The comet’s death plunge was caught on camera by NASA’s Solar and Heliospheric Observatory (SOHO). The comet appeared on SOHO’s sensors on Wednesday, August 14, as a tiny bright blimp. A day later, on August 15, the comet was pulled towards the Sun by the star’s gravitational pull. In the SOHO video, you can see the comet first appear in the lower-left corner on Wednesday evening.
The comet then slowly flies across the screen towards the centre of SOHO’s view where the Sun is hidden behind an occulter disc.
As the comet flies by, stars twinkle in the background and dozens of other objects zip by.
The comet most likely represents a family of icy space rocks known as Kreutz Sungrazers.
Sungrazing comets orbit the Sun from incredibly close distances and occasionally fly into the star.
Although most sungrazers will evaporate under the Sun’s intense heat, some have been known to survive the flybys.
To be considered a sungrazer, a comet needs to get within about 850,000 miles from the Sun
NASA
NASA said: “To be considered a sungrazer, a comet needs to get within about 850,000 miles from the Sun at perihelion.
“Many come even closer, even to within a few thousand miles.”
In this case, SOHO filmed the sungrazer slowly plunging towards certain death.
You can see the comet sublimate its frozen outer laters as it leaves behind a glowing trail of gas.
A comet tail or coma is a dusty trail of gas illuminated by the Sun.
The blue video footage was filmed by the Large Angle Spectrometric Coronagraph or LASCO.
The tool blots out the Sun to create an artificial solar eclipse within the instrument itself.
You can still make out the Sun’s glowing corona around the edges of the obscuring disc.
NASA said: “The position of the solar disc is indicated in the images by the white circle.

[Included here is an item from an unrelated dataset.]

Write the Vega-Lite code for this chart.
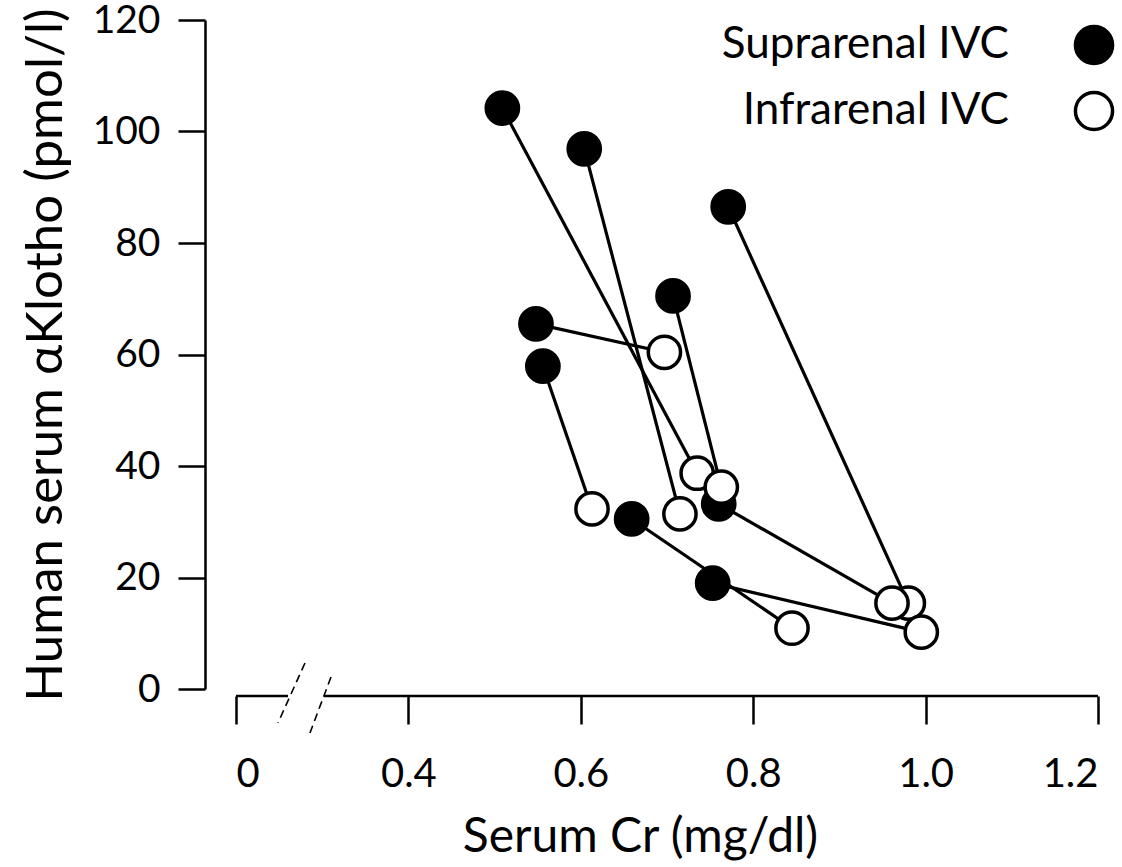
{
  "$schema": "https://vega.github.io/schema/vega-lite/v6.json",
  "width": 862,
  "height": 669,
  "autosize": {"type": "none"},
  "padding": {"left": 236, "top": 20, "right": 24, "bottom": 178},
  "background": "white",
  "config": {
    "view": {"stroke": null},
    "font": "Lato",
    "axis": {
      "labelFont": "Lato",
      "labelFontSize": 40,
      "labelColor": "black",
      "titleFont": "Lato",
      "titleFontWeight": "normal",
      "titleColor": "black",
      "tickColor": "black",
      "tickWidth": 2.5,
      "domainColor": "black",
      "domainWidth": 2.5,
      "grid": false
    }
  },
  "datasets": {
    "klotho": [
      {"pair": 1, "site": "Suprarenal IVC", "cr": 0.509, "klotho": 104.2},
      {"pair": 2, "site": "Suprarenal IVC", "cr": 0.604, "klotho": 96.9},
      {"pair": 3, "site": "Suprarenal IVC", "cr": 0.771, "klotho": 86.5},
      {"pair": 4, "site": "Suprarenal IVC", "cr": 0.707, "klotho": 70.5},
      {"pair": 5, "site": "Suprarenal IVC", "cr": 0.548, "klotho": 65.5},
      {"pair": 6, "site": "Suprarenal IVC", "cr": 0.556, "klotho": 57.9},
      {"pair": 7, "site": "Suprarenal IVC", "cr": 0.659, "klotho": 30.5},
      {"pair": 8, "site": "Suprarenal IVC", "cr": 0.760, "klotho": 33.2},
      {"pair": 9, "site": "Suprarenal IVC", "cr": 0.753, "klotho": 19.0},
      {"pair": 3, "site": "Infrarenal IVC", "cr": 0.980, "klotho": 15.4},
      {"pair": 1, "site": "Infrarenal IVC", "cr": 0.735, "klotho": 38.7},
      {"pair": 2, "site": "Infrarenal IVC", "cr": 0.715, "klotho": 31.4},
      {"pair": 4, "site": "Infrarenal IVC", "cr": 0.763, "klotho": 36.2},
      {"pair": 5, "site": "Infrarenal IVC", "cr": 0.697, "klotho": 60.4},
      {"pair": 6, "site": "Infrarenal IVC", "cr": 0.613, "klotho": 32.3},
      {"pair": 7, "site": "Infrarenal IVC", "cr": 0.845, "klotho": 10.9},
      {"pair": 8, "site": "Infrarenal IVC", "cr": 0.961, "klotho": 15.4},
      {"pair": 9, "site": "Infrarenal IVC", "cr": 0.995, "klotho": 10.2}
    ],
    "axisline": [
      {"x": 0.2, "x2": 0.2603, "y": -1.256},
      {"x": 0.302, "x2": 1.2, "y": -1.256}
    ],
    "axisbreak": [
      {"x": 0.2800, "x2": 0.2487, "y": 4.66, "y2": -6.10},
      {"x": 0.3102, "x2": 0.2858, "y": 2.15, "y2": -7.89}
    ]
  },
  "layer": [
    {
      "data": {"name": "axisline"},
      "mark": {"type": "rule", "color": "black", "strokeWidth": 2.5},
      "encoding": {
        "x": {"field": "x", "type": "quantitative", "scale": {"domain": [0.2, 1.2], "nice": false, "zero": false}},
        "x2": {"field": "x2"},
        "y": {"field": "y", "type": "quantitative", "scale": {"domain": [0, 120], "nice": false}}
      }
    },
    {
      "data": {"name": "axisbreak"},
      "mark": {"type": "rule", "color": "black", "strokeWidth": 1.6, "strokeDash": [8, 5]},
      "encoding": {
        "x": {"field": "x", "type": "quantitative"},
        "x2": {"field": "x2"},
        "y": {"field": "y", "type": "quantitative"},
        "y2": {"field": "y2"}
      }
    },
    {
      "data": {"name": "klotho"},
      "mark": {"type": "line", "color": "black", "strokeWidth": 3.2},
      "encoding": {
        "x": {"field": "cr", "type": "quantitative"},
        "y": {"field": "klotho", "type": "quantitative"},
        "detail": {"field": "pair"}
      }
    },
    {
      "data": {"name": "klotho"},
      "mark": {"type": "point", "shape": "circle", "filled": true, "stroke": "black", "strokeWidth": 3.5, "opacity": 1, "size": 1040},
      "encoding": {
        "x": {
          "field": "cr", "type": "quantitative",
          "axis": {
            "title": "Serum Cr (mg/dl)",
            "values": [0.2, 0.4, 0.6, 0.8, 1.0, 1.2],
            "labelExpr": "datum.value < 0.3 ? '0' : format(datum.value, '.1f')",
            "domain": false,
            "offset": 7,
            "tickSize": 28,
            "labelPadding": 30,
            "titleFontSize": 48,
            "titlePadding": 19,
            "titleX": 404,
            "titleAnchor": "middle"
          }
        },
        "y": {
          "field": "klotho", "type": "quantitative",
          "axis": {
            "title": "Human serum αKlotho (pmol/l)",
            "values": [0, 20, 40, 60, 80, 100, 120],
            "offset": 31,
            "tickSize": 27,
            "labelPadding": 18,
            "labelFontSize": 39,
            "titleFontSize": 51,
            "titlePadding": 20
          }
        },
        "fill": {
          "field": "site", "type": "nominal",
          "scale": {"domain": ["Suprarenal IVC", "Infrarenal IVC"], "range": ["#000000", "#ffffff"]},
          "legend": {
            "title": null,
            "orient": "none",
            "legendX": 836,
            "legendY": 3,
            "padding": 0,
            "labelFont": "Lato",
            "labelFontSize": 44,
            "labelColor": "black",
            "labelAlign": "right",
            "labelOffset": -107,
            "labelLimit": 0,
            "symbolType": "circle",
            "symbolSize": 1380,
            "symbolStrokeWidth": 3.5,
            "symbolStrokeColor": "black",
            "symbolOpacity": 1,
            "rowPadding": 14
          }
        }
      }
    }
  ]
}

“The most prominent feature of the corona are usually the coronal streamers, those nearly radial bands that can be seen both in C2 and C3.”
Right on top of the blotted out Sun is a bright source of light, which according to Space Weather astronomer Tony Phillips, is the planet Venus.

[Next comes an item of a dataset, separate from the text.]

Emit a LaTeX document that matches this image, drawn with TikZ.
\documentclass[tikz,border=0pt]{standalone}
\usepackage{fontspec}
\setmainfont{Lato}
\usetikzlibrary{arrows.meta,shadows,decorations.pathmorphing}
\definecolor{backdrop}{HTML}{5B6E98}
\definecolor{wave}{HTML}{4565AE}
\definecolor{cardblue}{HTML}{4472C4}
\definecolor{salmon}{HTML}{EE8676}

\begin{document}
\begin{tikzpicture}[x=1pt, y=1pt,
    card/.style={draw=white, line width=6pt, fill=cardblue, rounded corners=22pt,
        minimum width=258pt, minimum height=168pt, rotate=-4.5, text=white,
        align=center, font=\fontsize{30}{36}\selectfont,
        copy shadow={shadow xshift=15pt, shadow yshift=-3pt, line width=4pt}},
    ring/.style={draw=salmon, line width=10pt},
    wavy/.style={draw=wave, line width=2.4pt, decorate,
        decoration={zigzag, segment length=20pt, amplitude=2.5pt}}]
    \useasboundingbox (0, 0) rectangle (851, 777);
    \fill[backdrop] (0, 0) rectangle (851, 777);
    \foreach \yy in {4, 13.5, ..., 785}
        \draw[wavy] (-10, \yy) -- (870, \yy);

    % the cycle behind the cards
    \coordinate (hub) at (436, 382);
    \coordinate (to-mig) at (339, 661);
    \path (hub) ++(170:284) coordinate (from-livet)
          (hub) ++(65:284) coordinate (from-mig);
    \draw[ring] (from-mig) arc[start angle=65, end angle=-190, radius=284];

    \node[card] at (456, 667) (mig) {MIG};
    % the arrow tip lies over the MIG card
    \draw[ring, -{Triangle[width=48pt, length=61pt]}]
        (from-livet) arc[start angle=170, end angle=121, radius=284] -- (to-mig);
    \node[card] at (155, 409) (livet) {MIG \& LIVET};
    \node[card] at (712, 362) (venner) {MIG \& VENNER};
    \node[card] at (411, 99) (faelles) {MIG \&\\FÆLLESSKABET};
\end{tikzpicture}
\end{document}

To the far left of the Sun is another bright blimp – the Red Planet Mars.
NASA said: “Many sungrazing comets follow a similar orbit, called the Kreutz Path, and collectively belong to a population called the Kreutz Group.
“In fact, close to 85 percent of the sungrazers seen by the SOHO satellite are on this orbital highway.
“Scientists think one extremely large sungrazing comet broke up hundreds, or even thousands, of years ago, and the current comets on the Kreutz Path are the leftover fragments of it.”